Пушкин. Тайные страсти сукина сына | страница 116
– Мое здоровье было сильно расстроено в ранней юности, – тихо, но очень быстро говорил Пушкин. – Вы, может быть, не знаете, что у меня аневризм. Вот уже долгие годы я ношу с собой смерть. Неужели им нельзя оставить меня в покое на остаток жизни, которая, верно, долго не продлится?!
Аневризма я не обнаружил, зато заметил, что дыхание его было быстрым и неглубоким, таким же учащенным показался мне и пульс. Цвет лица Пушкина, несмотря на смуглую кожу, был изжелта-бледным и говорил о разлитии желчи. Сквозь эту бледность и желтизну пробивался нездоровый румянец, рот то и дело кривился презрительной гримасой, углы его подергивались. Однако болезнь его показалась мне более нервической, нежели телесной. Не смог не припомнить я наставление Матвея Яковлевича Мудрова об удалении больного от забот домашних и печалей житейских, кои сами по себе суть болезни. Зная взаимные друг на друга действия души и тела, я не мог не заметить, что есть и душевные лекарства, которые врачуют тело. Они почерпаются из науки мудрости, чаще из психологии. Сим искусством печального утешишь, сердитого умягчишь, нетерпеливого успокоишь, бешеного остановишь, дерзкого испугаешь, робкого сделаешь смелым, скрытного откровенным, отчаянного благонадежным. Сим искусством сообщается больным та твердость духа, которая побеждает телесные боли, тоску, метание и которая самые болезни, например нервические, иногда покоряет воле больного. Обо всем этом я и попытался сказать Александру Сергеевичу, надеясь его успокоить и привести в более ровное расположение духа. Попытка моя вряд ли была удачной. Понял я, что терзают Александра Сергеевича муки злой ревности и злосчастное его уязвленное самолюбие. Он не мог подолгу сидеть на одном месте, вздрагивал от малейшего шума.
– Апостол Павел говорит в одном из своих посланий, что лучше взять себе жену, чем идти в геенну и во огнь вечный, – признался Пушкин. – А для меня самый брак оказался такой геенной.

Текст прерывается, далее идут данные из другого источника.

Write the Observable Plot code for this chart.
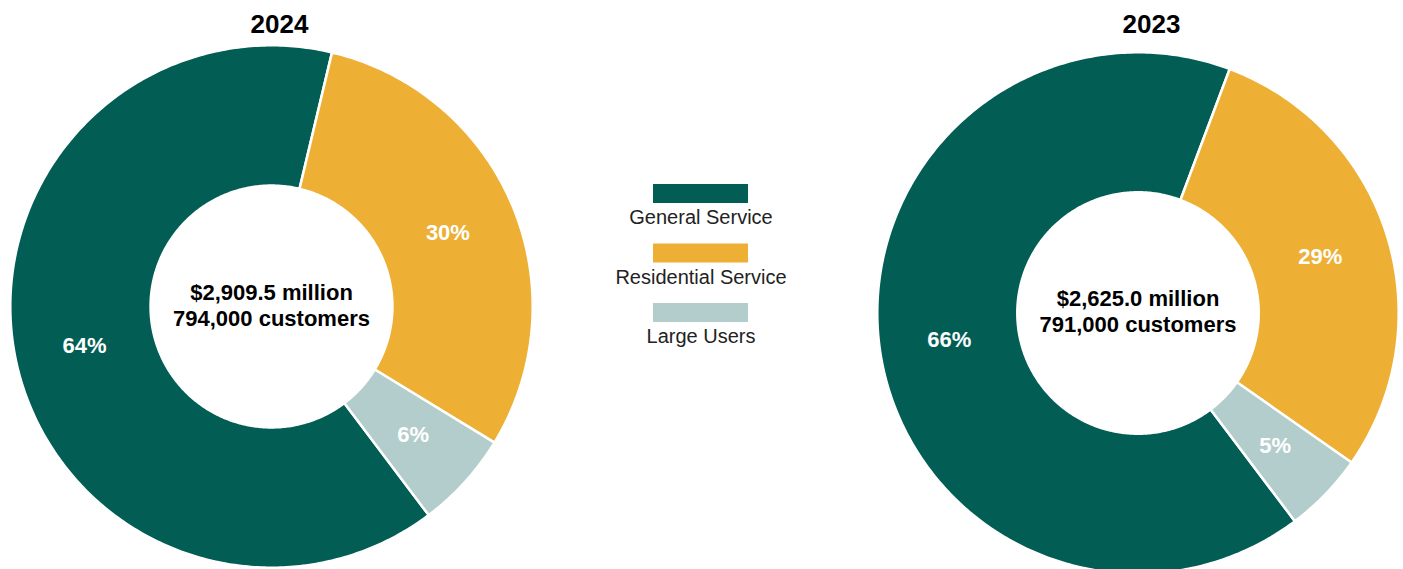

Когда я вижу Натали танцующей на балах с другими – все во мне переворачивается. Уже одно прикосновение чужих мужских рук к ее руке причиняет мне приливы крови к голове. У меня кровь в желчь превращается! – произнес он, заскрежетав зубами. – Тем более, что этот мерзкий француз на самом деле красив и высок ростом. Я вижу, как все любуются ими… а я… Я уродлив!
– Но разве красота ценится в мужчинах? Разве за это жены любят мужей? И разве Наталья Николаевна хоть раз позволила себе нечто сверх разрешенного приличиями? – увещевал его я.